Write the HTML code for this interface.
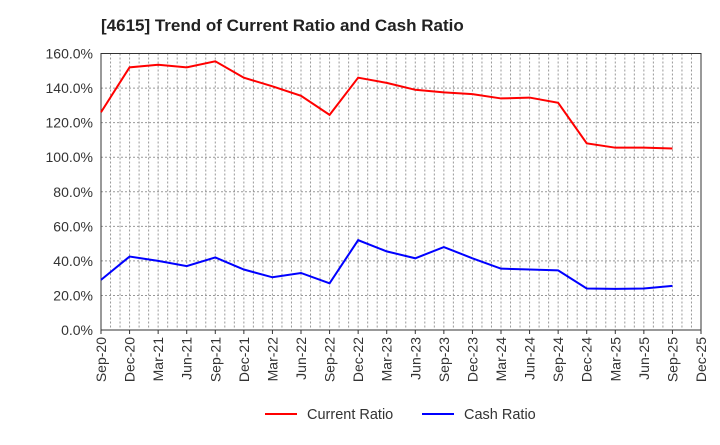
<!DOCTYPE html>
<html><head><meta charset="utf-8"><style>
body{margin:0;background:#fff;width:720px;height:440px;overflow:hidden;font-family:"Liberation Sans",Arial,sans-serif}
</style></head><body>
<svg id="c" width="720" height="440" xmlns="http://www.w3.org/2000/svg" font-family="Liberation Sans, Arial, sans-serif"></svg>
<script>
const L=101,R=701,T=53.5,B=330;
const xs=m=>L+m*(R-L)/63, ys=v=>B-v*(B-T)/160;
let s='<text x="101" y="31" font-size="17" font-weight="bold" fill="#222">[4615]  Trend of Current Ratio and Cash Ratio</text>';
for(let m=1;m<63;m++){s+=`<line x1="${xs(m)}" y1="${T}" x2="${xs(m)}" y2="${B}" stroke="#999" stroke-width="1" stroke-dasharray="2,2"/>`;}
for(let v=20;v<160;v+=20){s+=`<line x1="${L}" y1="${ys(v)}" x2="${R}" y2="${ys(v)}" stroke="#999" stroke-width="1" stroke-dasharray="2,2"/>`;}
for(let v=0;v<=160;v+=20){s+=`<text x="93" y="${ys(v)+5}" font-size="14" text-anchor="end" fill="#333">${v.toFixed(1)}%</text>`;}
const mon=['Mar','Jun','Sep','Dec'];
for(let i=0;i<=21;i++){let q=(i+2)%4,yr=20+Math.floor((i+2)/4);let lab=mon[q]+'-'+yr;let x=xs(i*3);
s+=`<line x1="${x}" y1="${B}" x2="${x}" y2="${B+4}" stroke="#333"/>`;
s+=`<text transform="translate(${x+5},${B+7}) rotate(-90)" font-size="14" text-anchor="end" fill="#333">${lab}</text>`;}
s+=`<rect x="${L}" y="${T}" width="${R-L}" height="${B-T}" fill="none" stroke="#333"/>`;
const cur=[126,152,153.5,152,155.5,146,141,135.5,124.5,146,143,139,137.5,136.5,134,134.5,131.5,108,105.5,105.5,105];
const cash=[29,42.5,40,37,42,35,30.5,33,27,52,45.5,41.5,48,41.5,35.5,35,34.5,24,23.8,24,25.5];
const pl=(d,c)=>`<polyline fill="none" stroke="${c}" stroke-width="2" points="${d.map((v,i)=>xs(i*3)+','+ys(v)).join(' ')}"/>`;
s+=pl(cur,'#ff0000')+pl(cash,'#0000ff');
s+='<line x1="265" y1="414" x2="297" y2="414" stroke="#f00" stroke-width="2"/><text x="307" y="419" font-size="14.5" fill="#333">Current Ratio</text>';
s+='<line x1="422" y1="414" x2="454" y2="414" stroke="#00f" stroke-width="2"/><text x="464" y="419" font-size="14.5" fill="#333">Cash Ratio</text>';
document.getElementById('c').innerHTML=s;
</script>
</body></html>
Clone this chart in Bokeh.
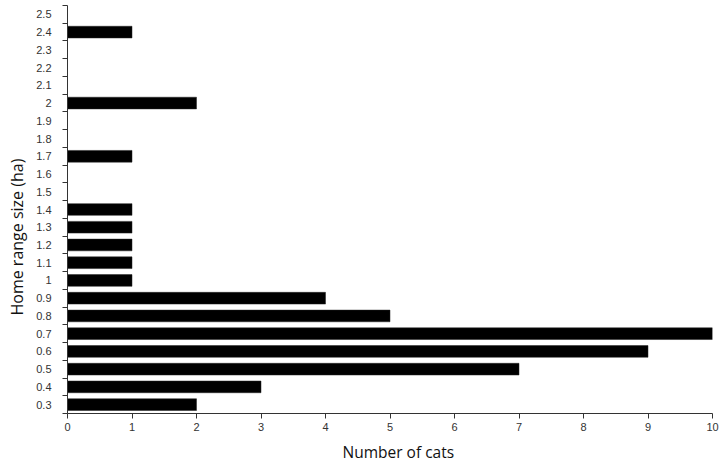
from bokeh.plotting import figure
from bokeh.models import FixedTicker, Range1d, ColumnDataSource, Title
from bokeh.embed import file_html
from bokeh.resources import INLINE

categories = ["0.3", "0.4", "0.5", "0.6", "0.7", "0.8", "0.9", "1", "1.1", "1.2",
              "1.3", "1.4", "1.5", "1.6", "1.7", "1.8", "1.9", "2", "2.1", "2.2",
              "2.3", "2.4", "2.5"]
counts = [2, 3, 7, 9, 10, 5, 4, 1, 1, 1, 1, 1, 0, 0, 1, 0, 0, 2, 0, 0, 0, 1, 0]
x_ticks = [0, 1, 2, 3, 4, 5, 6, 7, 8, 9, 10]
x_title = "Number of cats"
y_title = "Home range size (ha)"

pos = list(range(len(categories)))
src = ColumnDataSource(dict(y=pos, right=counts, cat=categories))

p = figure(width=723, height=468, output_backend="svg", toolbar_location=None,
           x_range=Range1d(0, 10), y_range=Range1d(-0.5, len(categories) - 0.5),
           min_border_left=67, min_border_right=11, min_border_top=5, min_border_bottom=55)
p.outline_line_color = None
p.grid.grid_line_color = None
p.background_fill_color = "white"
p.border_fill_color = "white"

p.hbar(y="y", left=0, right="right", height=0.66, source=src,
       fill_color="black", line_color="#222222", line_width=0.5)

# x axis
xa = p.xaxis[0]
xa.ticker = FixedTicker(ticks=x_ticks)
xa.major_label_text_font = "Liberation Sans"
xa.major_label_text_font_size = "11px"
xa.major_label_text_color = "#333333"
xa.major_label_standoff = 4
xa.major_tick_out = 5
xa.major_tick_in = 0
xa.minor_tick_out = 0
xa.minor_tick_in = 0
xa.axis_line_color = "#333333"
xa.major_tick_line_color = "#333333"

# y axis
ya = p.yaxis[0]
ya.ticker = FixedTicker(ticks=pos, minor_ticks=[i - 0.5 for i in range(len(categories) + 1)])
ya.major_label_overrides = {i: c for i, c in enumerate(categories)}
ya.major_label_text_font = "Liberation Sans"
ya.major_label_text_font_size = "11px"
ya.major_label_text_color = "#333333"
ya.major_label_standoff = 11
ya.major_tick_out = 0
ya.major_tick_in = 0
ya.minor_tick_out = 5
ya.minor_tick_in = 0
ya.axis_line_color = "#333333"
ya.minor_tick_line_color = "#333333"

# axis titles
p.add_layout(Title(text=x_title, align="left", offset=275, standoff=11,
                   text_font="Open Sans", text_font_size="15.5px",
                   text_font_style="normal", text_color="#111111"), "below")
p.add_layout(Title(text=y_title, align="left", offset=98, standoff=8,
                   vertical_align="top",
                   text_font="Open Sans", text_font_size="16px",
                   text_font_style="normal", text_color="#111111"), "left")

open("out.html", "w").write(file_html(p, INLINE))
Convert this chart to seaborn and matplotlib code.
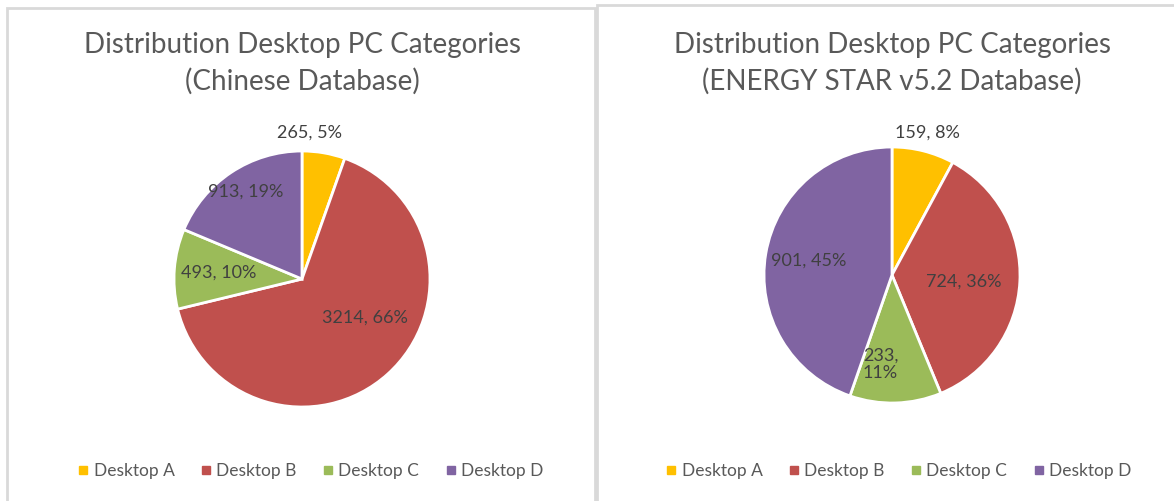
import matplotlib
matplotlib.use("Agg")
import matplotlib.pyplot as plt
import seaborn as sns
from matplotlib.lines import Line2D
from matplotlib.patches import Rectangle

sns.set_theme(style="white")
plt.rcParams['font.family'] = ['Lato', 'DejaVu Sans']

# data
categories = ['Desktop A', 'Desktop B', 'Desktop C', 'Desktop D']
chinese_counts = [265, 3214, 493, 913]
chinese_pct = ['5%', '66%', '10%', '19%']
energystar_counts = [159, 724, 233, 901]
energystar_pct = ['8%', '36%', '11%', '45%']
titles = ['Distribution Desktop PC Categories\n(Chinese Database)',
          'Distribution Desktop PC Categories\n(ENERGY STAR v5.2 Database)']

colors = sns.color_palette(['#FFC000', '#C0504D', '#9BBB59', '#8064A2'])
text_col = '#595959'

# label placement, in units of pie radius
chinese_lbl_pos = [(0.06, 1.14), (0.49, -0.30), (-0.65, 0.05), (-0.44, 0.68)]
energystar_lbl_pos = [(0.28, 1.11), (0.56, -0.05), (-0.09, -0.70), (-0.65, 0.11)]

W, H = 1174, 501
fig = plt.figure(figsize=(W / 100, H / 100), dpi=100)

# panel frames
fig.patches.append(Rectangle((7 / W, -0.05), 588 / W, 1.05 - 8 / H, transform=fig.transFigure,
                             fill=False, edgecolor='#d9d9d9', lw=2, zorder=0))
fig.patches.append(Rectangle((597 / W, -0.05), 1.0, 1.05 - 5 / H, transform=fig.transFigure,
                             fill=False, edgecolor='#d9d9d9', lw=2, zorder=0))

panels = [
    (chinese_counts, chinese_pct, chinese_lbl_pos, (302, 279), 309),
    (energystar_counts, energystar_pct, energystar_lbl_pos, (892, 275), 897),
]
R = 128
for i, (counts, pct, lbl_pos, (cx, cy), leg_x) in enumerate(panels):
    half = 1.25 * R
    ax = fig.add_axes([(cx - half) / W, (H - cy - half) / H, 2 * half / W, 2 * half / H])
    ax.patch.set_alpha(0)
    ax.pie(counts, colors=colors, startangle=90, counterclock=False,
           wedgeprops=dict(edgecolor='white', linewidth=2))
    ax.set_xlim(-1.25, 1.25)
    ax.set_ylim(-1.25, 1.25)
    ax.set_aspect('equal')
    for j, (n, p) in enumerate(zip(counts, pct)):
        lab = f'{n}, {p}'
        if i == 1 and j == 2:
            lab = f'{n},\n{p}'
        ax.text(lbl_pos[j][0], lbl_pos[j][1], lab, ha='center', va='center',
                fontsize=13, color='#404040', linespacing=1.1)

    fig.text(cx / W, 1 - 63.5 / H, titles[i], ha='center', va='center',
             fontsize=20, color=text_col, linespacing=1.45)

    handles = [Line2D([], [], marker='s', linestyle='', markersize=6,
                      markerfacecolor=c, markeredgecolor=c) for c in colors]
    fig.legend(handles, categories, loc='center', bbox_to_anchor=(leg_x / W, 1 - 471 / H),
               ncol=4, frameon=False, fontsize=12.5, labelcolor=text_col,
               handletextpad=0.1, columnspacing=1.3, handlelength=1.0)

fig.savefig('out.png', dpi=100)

════════════════════

= Instructions to follow =
Among the lines of the data, identify those with the word "seaborn". Copy each of them.

= Finished task =
Convert this chart to seaborn and matplotlib code.
import seaborn as sns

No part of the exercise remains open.